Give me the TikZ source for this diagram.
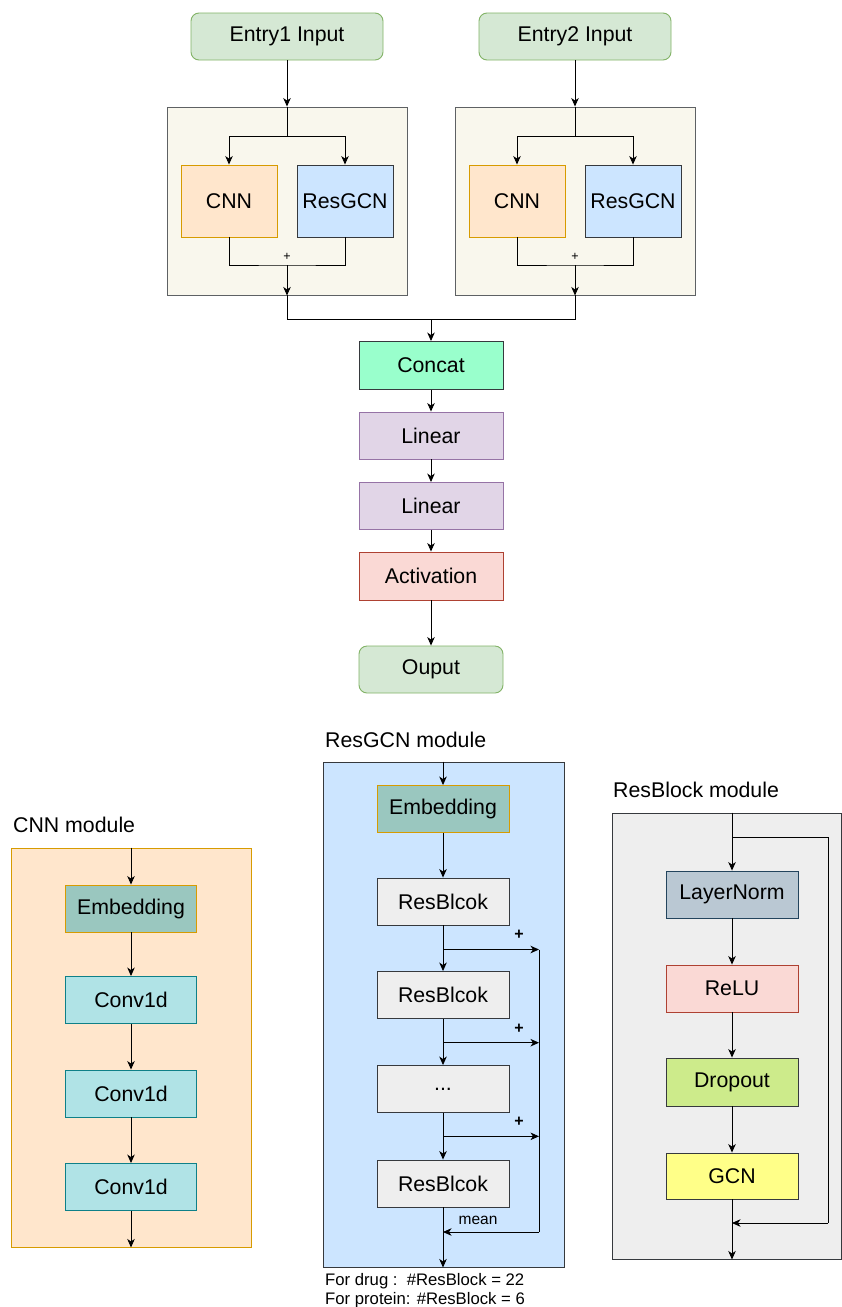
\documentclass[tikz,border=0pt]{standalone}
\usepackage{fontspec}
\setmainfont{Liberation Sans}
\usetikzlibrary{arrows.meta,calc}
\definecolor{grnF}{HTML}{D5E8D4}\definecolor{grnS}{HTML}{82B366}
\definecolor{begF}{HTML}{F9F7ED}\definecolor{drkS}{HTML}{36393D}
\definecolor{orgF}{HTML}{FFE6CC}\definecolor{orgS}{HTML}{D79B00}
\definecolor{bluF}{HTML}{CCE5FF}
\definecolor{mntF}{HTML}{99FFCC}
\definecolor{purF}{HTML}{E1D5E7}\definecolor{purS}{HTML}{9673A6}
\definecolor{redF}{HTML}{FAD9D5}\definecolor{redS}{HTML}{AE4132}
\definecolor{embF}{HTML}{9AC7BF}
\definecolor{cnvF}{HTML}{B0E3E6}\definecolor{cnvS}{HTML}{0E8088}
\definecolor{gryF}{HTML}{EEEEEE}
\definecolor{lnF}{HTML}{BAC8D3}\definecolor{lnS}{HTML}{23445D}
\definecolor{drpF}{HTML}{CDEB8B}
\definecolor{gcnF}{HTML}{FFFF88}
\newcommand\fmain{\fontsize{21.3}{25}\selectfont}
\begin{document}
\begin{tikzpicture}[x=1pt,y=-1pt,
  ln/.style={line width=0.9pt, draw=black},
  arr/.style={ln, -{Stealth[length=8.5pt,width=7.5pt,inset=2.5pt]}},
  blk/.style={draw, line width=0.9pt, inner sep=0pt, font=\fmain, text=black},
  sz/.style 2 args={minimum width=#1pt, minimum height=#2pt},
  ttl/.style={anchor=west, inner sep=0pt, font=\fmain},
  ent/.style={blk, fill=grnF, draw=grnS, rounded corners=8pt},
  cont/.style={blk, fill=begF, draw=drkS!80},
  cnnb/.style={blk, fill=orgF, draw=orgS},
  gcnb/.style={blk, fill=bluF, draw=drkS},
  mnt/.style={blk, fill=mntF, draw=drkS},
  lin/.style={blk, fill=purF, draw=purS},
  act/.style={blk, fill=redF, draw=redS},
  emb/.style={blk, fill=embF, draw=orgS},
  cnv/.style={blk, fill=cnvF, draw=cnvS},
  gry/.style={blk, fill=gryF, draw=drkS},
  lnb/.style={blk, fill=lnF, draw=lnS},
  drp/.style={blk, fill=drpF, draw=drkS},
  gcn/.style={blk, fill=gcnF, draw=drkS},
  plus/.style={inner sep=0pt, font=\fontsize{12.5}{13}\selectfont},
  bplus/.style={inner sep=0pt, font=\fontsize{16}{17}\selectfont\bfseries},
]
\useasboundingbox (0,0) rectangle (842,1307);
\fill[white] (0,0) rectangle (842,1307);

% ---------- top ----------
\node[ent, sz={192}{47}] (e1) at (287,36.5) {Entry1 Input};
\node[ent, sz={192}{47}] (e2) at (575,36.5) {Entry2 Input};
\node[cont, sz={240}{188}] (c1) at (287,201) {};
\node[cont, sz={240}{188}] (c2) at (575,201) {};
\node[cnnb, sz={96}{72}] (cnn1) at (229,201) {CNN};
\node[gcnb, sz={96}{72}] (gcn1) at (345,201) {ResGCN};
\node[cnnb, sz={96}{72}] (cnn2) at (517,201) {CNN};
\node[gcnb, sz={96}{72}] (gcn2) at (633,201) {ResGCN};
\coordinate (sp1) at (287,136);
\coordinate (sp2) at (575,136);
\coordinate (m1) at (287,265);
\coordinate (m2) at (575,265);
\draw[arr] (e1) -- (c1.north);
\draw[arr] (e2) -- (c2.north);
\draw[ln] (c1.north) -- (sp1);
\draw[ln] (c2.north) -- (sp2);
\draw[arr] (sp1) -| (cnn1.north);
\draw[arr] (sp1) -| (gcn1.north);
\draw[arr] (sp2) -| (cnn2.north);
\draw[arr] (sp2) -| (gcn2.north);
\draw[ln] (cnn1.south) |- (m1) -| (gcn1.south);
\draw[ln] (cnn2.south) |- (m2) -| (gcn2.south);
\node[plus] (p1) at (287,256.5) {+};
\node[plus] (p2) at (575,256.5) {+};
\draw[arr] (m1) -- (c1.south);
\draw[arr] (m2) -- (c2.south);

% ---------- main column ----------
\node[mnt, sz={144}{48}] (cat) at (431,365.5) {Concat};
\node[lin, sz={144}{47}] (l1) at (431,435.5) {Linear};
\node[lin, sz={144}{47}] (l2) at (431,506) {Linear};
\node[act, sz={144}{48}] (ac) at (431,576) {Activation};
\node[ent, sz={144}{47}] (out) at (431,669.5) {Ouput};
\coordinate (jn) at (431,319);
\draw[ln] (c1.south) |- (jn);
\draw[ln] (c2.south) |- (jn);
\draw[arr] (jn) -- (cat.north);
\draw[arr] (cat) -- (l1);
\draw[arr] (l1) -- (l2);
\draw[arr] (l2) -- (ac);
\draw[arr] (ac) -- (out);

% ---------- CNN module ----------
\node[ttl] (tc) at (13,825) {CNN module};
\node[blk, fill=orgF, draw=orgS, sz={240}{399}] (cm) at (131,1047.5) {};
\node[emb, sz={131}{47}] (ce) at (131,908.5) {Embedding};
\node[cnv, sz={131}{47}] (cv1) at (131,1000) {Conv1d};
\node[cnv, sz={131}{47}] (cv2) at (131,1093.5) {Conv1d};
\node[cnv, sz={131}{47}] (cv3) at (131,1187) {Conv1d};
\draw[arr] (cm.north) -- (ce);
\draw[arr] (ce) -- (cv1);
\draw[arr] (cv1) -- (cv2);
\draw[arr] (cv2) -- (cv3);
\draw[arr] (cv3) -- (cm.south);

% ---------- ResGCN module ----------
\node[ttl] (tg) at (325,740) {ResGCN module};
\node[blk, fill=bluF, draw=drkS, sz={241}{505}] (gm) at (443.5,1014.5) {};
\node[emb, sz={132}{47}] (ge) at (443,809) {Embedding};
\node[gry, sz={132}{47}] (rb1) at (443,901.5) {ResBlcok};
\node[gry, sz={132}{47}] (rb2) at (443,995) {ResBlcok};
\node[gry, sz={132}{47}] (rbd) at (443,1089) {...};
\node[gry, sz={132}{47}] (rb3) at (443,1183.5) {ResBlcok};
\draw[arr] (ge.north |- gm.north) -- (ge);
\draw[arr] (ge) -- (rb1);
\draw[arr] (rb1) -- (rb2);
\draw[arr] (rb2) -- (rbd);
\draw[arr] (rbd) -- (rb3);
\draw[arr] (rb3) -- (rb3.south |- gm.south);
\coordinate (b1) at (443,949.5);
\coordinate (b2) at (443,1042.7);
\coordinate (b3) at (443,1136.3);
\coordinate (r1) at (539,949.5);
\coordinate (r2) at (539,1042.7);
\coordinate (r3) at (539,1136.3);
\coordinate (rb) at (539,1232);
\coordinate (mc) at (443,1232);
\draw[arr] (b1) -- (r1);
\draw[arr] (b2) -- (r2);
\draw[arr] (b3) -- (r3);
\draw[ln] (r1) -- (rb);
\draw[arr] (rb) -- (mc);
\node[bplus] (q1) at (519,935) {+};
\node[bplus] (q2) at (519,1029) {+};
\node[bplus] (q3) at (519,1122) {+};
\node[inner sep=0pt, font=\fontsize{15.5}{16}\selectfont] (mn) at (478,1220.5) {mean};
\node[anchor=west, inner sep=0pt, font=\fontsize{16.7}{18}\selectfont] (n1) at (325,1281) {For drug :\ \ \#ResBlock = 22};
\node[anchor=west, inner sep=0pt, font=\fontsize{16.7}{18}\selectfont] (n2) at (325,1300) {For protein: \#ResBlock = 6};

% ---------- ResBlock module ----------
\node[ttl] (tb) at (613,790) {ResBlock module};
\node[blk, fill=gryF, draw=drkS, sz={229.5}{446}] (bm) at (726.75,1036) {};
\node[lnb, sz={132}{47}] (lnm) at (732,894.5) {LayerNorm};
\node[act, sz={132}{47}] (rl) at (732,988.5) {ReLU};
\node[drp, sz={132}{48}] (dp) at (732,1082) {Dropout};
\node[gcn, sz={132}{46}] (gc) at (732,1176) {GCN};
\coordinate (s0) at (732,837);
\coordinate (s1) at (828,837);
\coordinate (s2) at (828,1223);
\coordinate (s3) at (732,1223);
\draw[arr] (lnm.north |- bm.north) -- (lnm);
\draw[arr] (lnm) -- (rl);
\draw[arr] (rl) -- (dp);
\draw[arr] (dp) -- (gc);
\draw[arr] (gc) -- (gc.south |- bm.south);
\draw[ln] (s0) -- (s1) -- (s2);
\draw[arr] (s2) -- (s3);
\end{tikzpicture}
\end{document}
+++++
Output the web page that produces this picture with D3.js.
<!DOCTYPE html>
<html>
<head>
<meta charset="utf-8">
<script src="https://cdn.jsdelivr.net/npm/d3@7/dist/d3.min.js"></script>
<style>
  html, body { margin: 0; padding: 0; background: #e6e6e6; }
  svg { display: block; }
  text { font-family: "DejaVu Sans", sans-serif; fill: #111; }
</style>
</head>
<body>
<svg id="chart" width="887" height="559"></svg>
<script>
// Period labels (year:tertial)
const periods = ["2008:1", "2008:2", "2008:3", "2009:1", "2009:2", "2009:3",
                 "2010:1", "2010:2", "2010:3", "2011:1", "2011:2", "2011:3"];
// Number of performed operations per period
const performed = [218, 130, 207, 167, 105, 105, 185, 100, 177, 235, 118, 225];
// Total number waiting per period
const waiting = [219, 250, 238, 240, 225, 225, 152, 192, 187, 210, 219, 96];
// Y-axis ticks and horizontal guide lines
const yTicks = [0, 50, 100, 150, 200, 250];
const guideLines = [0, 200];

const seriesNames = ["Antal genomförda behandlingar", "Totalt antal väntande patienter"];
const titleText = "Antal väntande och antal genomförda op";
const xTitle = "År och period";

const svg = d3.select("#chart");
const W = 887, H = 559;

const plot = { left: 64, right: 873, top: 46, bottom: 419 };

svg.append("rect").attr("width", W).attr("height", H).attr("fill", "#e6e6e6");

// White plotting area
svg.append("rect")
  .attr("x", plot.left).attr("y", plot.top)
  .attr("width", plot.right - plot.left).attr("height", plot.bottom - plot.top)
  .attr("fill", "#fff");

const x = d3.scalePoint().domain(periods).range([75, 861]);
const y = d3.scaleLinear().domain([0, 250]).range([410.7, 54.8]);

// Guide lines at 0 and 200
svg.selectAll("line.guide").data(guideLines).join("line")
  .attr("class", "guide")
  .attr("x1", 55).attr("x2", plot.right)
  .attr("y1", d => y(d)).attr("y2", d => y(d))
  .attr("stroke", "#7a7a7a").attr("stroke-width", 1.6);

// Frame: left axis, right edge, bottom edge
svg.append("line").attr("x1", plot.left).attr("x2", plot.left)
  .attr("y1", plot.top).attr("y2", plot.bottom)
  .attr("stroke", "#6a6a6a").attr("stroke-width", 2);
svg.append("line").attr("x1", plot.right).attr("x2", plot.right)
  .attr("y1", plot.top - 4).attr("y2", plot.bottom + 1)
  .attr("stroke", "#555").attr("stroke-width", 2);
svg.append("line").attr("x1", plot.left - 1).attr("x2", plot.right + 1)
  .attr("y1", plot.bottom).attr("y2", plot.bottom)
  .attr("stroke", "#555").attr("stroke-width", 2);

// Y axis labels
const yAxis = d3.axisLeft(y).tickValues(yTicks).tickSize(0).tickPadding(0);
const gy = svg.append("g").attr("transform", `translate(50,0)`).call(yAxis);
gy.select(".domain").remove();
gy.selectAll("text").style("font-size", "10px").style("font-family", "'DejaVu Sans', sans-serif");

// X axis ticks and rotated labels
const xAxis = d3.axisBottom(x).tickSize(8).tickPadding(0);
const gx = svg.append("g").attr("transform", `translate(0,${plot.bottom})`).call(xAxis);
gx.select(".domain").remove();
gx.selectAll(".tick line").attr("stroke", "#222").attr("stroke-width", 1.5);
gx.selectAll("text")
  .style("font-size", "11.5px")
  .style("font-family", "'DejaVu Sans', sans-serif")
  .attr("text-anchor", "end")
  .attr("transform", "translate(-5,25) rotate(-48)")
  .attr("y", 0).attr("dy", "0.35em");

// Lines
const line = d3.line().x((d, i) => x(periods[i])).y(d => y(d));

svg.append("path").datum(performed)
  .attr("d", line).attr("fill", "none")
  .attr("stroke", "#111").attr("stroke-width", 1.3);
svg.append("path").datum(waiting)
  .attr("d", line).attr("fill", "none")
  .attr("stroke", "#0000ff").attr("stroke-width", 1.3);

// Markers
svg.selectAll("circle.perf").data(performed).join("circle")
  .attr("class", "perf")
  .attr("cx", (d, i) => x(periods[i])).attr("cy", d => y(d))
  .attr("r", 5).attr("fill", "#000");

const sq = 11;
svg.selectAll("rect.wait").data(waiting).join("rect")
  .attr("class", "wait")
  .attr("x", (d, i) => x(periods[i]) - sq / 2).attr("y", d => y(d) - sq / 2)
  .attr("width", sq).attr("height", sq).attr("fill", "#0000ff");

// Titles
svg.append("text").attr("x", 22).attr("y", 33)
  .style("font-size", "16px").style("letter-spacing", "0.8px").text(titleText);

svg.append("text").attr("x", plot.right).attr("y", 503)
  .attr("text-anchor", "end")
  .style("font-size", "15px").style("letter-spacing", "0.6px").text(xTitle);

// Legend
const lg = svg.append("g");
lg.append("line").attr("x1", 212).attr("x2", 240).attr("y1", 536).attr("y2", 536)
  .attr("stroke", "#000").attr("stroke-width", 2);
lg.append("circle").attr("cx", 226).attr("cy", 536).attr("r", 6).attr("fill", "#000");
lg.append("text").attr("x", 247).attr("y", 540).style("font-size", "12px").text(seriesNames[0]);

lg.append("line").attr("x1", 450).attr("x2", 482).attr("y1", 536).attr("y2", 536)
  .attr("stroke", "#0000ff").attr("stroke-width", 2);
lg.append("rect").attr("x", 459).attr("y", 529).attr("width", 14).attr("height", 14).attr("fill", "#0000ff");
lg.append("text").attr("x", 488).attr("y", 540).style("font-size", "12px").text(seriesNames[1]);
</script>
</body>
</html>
+++++
Track down all lines above with the string "this" and copy them.

-- Correct response --
Give me the TikZ source for this diagram.
Output the web page that produces this picture with D3.js.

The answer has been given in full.